This paper proposes a non-parallel many-to-many voice conversion (VC) method using a variant of the conditional variational autoencoder (VAE) called an auxiliary classifier VAE (ACVAE). The proposed method has three key features. First, it adopts fully convolutional architectures to construct the encoder and decoder networks so that the networks can learn conversion rules that capture time dependencies in the acoustic feature sequences of source and target speech. Second, it uses an information-theoretic regularization for the model training to ensure that the information in the attribute class label will not be lost in the conversion process. With regular CVAEs, the encoder and decoder are free to ignore the attribute class label input. This can be problematic since in such a situation, the attribute class label will have little effect on controlling the voice characteristics of input speech at test time. Such situations can be avoided by introducing an auxiliary classifier and training the encoder and decoder so that the attribute classes of the decoder outputs are correctly predicted by the classifier. Third, it avoids producing buzzy-sounding speech at test time by simply transplanting the spectral details of the input speech into its converted version.

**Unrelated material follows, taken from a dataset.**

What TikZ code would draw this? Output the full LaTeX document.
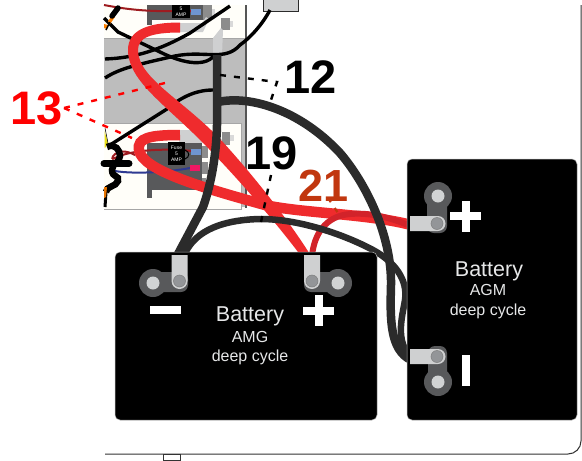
\documentclass[tikz,border=0pt]{standalone}
\usepackage{fontspec}
\setmainfont{Liberation Sans}
\definecolor{panelgrey}{HTML}{BDBDBD}
\definecolor{cream}{HTML}{FFFEF9}
\definecolor{blockgrey}{HTML}{58595B}
\definecolor{lugfill}{HTML}{CFD0D1}
\definecolor{holefill}{HTML}{939598}
\definecolor{postin}{HTML}{D1D3D4}
\definecolor{cabred}{HTML}{EF2B2D}
\definecolor{cabdark}{HTML}{D2232A}
\definecolor{cabblack}{HTML}{2B2B2B}
\definecolor{wirered}{HTML}{9E1B20}
\definecolor{wireblue}{HTML}{2E3A92}
\definecolor{fuseblue}{HTML}{6F94CF}
\definecolor{fusepink}{HTML}{EE1763}
\definecolor{numorange}{HTML}{C1370F}
\definecolor{textlight}{HTML}{E6E7E8}
\tikzset{
  battery/.style={fill=black,draw=black!30,line width=0.5pt,rounded corners=5pt},
  post/.style={circle,fill=blockgrey,minimum size=28pt,inner sep=0pt},
  postcore/.style={circle,fill=postin,minimum size=13pt,inner sep=0pt},
  hole/.style={circle,fill=holefill,draw=lugfill!60!black,line width=0.5pt,minimum size=12pt,inner sep=0pt},
  lug/.style={fill=lugfill},
  strap/.style={fill=blockgrey,rounded corners=7pt},
  redcable/.style={draw=cabred,line width=10.5pt},
  blackcable/.style={draw=cabblack,line width=8.5pt},
  thinwire/.style={draw=black,line width=3.4pt},
  bign/.style={font=\bfseries\fontsize{47pt}{47pt}\selectfont,inner sep=0pt},
  batt/.style={text=textlight,inner sep=0pt},
  dashred/.style={draw=red,line width=2.4pt,dash pattern=on 6pt off 8pt},
  dashblack/.style={draw=black,line width=2.4pt,dash pattern=on 6pt off 8pt},
  dashorange/.style={draw=numorange,line width=2.2pt,dash pattern=on 5pt off 7pt},
  sign/.style={fill=white},
  fuselabel/.style={fill=black,text=white,font=\fontsize{5pt}{6pt}\selectfont,align=center,inner sep=0pt},
}
\begin{document}
\begin{tikzpicture}[x=1pt,y=-1pt]
\useasboundingbox (0,0) rectangle (582,461);
\fill[white] (0,0) rectangle (582,461);
% outer frame
\draw[black!80,line width=1pt] (105,454) -- (568,454) arc[start angle=270,delta angle=90,radius=13pt] -- (581,5);
\draw[black!80,fill=white,line width=0.7pt] (163.5,454.5) rectangle (180,460.5);
\draw[cabblack,fill=lugfill,line width=1pt] (263,-2) -- (263,11) -- (298,11) -- (298,-2);
% panel
\fill[cream] (104,5) rectangle (245,210);
\fill[panelgrey] (104,38) rectangle (245,123);
\fill[panelgrey] (241,123) rectangle (245,207);
\draw[black!35,line width=0.7pt] (104,38) -- (245,38);
\draw[black!35,line width=0.8pt] (104,123) -- (241,123) -- (241,209.5) -- (104,209.5);
\draw[cabblack!80,line width=2pt] (246,5) -- (246,208);
% upper fuse block
\fill[blockgrey] (147,5) rectangle (152,25);
\fill[blockgrey] (147,5) rectangle (205,20);
\draw[wirered,line width=2pt] (104,5) .. controls (130,10) and (150,12) .. (192,11);
\node[fuselabel,minimum width=18pt,minimum height=13pt] (topfuse) at (181,11.5) {5\\AMP};
\fill[fuseblue] (191,8.5) rectangle (201,14.5);
\fill[black!45] (203,5) rectangle (212,20);
\fill[black!15] (212,9) rectangle (215,16);
\fill[lugfill] (179,23) -- (202,23) -- (206,17) -- (209,19) -- (203,32) -- (179,32) -- cycle;
\fill[black!45] (221,18) rectangle (230,30);
\fill[black!15] (230,21) rectangle (233,27);
\fill[lugfill] (213,38) -- (221,28) -- (223,30) -- (222,55) -- (213,55) -- cycle;
% lower fuse block
\fill[blockgrey] (147,143) rectangle (152,198);
\fill[blockgrey] (147,143) rectangle (202,190);
\fill[lugfill] (179,130) rectangle (203,143);
\fill[black!45] (202,146) rectangle (208,158);
\fill[black!45] (202,162) rectangle (208,174);
\fill[black!45] (202,178) rectangle (206,190);
\fill[black!45] (222,132) rectangle (230,145);
\fill[black!15] (230,135) rectangle (234,141);
\draw[black!25,line width=0.5pt] (203,131) -- (222,140);
\draw[wirered,line width=2pt] (192,151) .. controls (165,148) and (130,150) .. (115,158) .. controls (108,163) and (115,144) .. (135,155);
\draw[wireblue,line width=2pt] (190,168) .. controls (170,172) and (130,175) .. (110,170);
\fill[fuseblue] (191,149) rectangle (201,155);
\fill[fusepink] (190,165) rectangle (200,171);
\node[fuselabel,minimum width=17pt,minimum height=23pt] (lowfuse) at (176.5,153.5) {Fuse\\5\\AMP};
\draw[black,line width=1pt] (185,150) .. controls (190,152) and (190,157) .. (185,159);
% small harness, upper left
\draw[thinwire] (104,18) -- (118,32) -- (160,52) .. controls (180,62) and (203,68) .. (214,56);
\fill[orange] (108,21) -- (113,15) -- (115,17) -- (110,24) -- cycle;
\fill[orange] (104,24) -- (108,25) -- (107,29) -- (104,28) -- cycle;
\draw[black,line width=5.5pt,line cap=round] (112,16) -- (118,8);
\draw[black,line width=1.5pt] (106,30) -- (110,22);
% wires on the grey panel
\draw[thinwire] (105,59) .. controls (135,58) and (160,50) .. (190,33) -- (230,6);
\draw[thinwire] (105,78) .. controls (120,68) and (140,64) .. (175,56) .. controls (205,50) and (225,62) .. (240,45) .. controls (250,38) and (262,25) .. (270,10);
\draw[thinwire] (110,145) -- (167,109) .. controls (180,98) and (195,90) .. (213,90);
% lower left harness
\fill[yellow!90!black] (104.5,131) -- (108,143) -- (105,148) -- (104.5,147) -- cycle;
\draw[black,line width=0.5pt] (105,128) -- (108,143);
\draw[black,line width=6.5pt] (107,147) .. controls (115,143) and (120,150) .. (120,156) .. controls (120,163) and (112,163) .. (112,170) .. controls (112,178) and (120,175) .. (118,181) .. controls (116,187) and (106,186) .. (106,192);
\draw[black,line width=7pt,line cap=round] (104,163.5) -- (129,163.5);
\draw[black,line width=3pt] (106,192) -- (105,207);
\fill[orange!90!black] (104,187) -- (107,187) -- (106,197) -- (104,198) -- cycle;
% red cables
\fill[cabred] (180,22.5) .. controls (148,22.5) and (128,30) .. (128,50) .. controls (128,82) and (168,106) .. (209,149) .. controls (244,185) and (281,229) .. (301,256) -- (311,256) .. controls (290,222) and (254,176) .. (221,140) .. controls (182,99) and (138,78) .. (138,50) .. controls (138,38) and (150,32.5) .. (180,32.5) -- cycle;
\draw[redcable] (180,135) .. controls (150,135) and (137,138) .. (139,150) .. controls (142,170) and (200,187) .. (265,205) .. controls (300,213) and (370,214) .. (411,225);
\draw[cabdark,line width=6pt] (312,256) .. controls (314,235) and (325,216) .. (350,214) .. controls (375,212) and (395,220) .. (411,226);
% black cables
\draw[blackcable] (217,55) -- (217,110) .. controls (218,150) and (211,185) .. (203,207) -- (177,256);
\draw[blackcable] (218,102) .. controls (250,95) and (300,110) .. (340,153) .. controls (365,182) and (392,235) .. (391,285) .. controls (390,320) and (390,350) .. (411,360);
\draw[cabblack,line width=6.5pt] (184,256) .. controls (192,235) and (215,220) .. (260,219) .. controls (300,219) and (345,235) .. (373,250) .. controls (395,262) and (408,280) .. (405,300) .. controls (402,318) and (395,340) .. (411,358);
% batteries
\draw[battery] (115,252) rectangle (377,420);
\draw[battery] (407,159) rectangle (577,420);
% battery 1 terminals
\fill[strap] (153,272) rectangle (188,292);
\fill[strap] (304,272) rectangle (340,292);
\node[post] (p1) at (153,283) {};
\node[postcore] at (p1) {};
\node[post] (p2) at (338,283) {};
\node[postcore] at (p2) {};
\path[lug] (171.5,255) -- (187.5,255) -- (187.5,281) arc[start angle=0,delta angle=-180,radius=8pt] -- cycle;
\path[lug] (304,255) -- (320,255) -- (320,281) arc[start angle=0,delta angle=-180,radius=8pt] -- cycle;
\node[hole] at (179.5,281) {};
\node[hole] at (312,281) {};
% battery 2 terminals
\fill[strap] (427,196) rectangle (447,233);
\fill[strap] (428,346) rectangle (447,382);
\node[post] (p3) at (438,196) {};
\node[postcore] at (p3) {};
\node[post] (p4) at (438,382) {};
\node[postcore] at (p4) {};
\path[lug] (410,216) -- (438,216) arc[start angle=90,delta angle=-180,radius=7.5pt] -- (410,231) -- cycle;
\path[lug] (410,349) -- (438,349) arc[start angle=90,delta angle=-180,radius=7.5pt] -- (410,364) -- cycle;
\node[hole] at (437,223.5) {};
\node[hole] at (437,356.5) {};
% signs
\fill[sign] (150,306) rectangle (181,314);
\fill[sign] (303,306.5) rectangle (334,314.5);
\fill[sign] (314.5,295) rectangle (322.5,326);
\fill[sign] (450,212) rectangle (481,220);
\fill[sign] (461.5,201) rectangle (469.5,232);
\fill[sign] (462,355) rectangle (470,386);
% battery text
\node[batt,font=\fontsize{21.5pt}{23pt}\selectfont] (b1) at (250,316) {Battery};
\node[batt,font=\fontsize{16pt}{17pt}\selectfont] (b1a) at (250,337) {AMG};
\node[batt,font=\fontsize{16pt}{17pt}\selectfont] (b1b) at (250,357) {deep cycle};
\node[batt,font=\fontsize{21.5pt}{23pt}\selectfont] (b2) at (489,271) {Battery};
\node[batt,font=\fontsize{16pt}{17pt}\selectfont] (b2a) at (488,290) {AGM};
\node[batt,font=\fontsize{16pt}{17pt}\selectfont] (b2b) at (488,311) {deep cycle};
% numbers
\node[bign,text=red] (n13) at (36.5,108) {13};
\node[bign,text=black] (n12) at (310.5,77) {12};
\node[bign,text=black] (n19) at (272,153) {19};
\node[bign,text=numorange,font=\bfseries\fontsize{45pt}{45pt}\selectfont] (n21) at (323.5,186) {21};
% leaders
\coordinate (c13a) at (165,83);
\coordinate (c13b) at (132,138);
\coordinate (c13o) at (64,108);
\draw[dashred] (c13o) -- (c13a);
\draw[dashred] (c13o) -- (c13b);
\coordinate (c12a) at (220,75);
\coordinate (c12b) at (277,82);
\coordinate (c12c) at (271,100);
\draw[dashblack] (c12a) -- (c12b) -- (c12c);
\coordinate (c19a) at (271,175);
\coordinate (c19b) at (261,222);
\draw[dashblack] (c19a) -- (c19b);
\coordinate (c21a) at (328,198);
\coordinate (c21b) at (340,216);
\draw[dashorange] (c21a) -- (c21b);
\end{tikzpicture}
\end{document}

Subjective evaluation experiments revealed that this simple method worked reasonably well in a non-parallel many-to-many speaker identity conversion task.
Conclusions
This paper proposed a non-parallel many-to-many VC method using a VAE variant called an auxiliary classifier VAE (ACVAE). The proposed method has three key features. First, we adopted fully convolutional architectures to construct the encoder and decoder networks so that the networks could learn conversion rules that capture time dependencies in the acoustic feature sequences of source and target speech. Second, we proposed using an information-theoretic regularization for the model training to ensure that the information in the latent attribute label would not be lost in the generation process. With regular CVAEs, the encoder and decoder are free to ignore the attribute class label input. This can be problematic since in such a situation, the attribute class label input will have little effect on controlling the voice characteristics of the input speech. To avoid such situations, we proposed introducing an auxiliary classifier and training the encoder and decoder so that the attribute classes of the decoder outputs are correctly predicted by the classifier. Third, to avoid producing buzzy-sounding speech at test time, we proposed simply transplanting the spectral details of the input speech into its converted version. Subjective evaluation experiments on a non-parallel many-to-many speaker identity conversion task revealed that the proposed method obtained higher sound quality and speaker similarity than the VAEGAN-based method.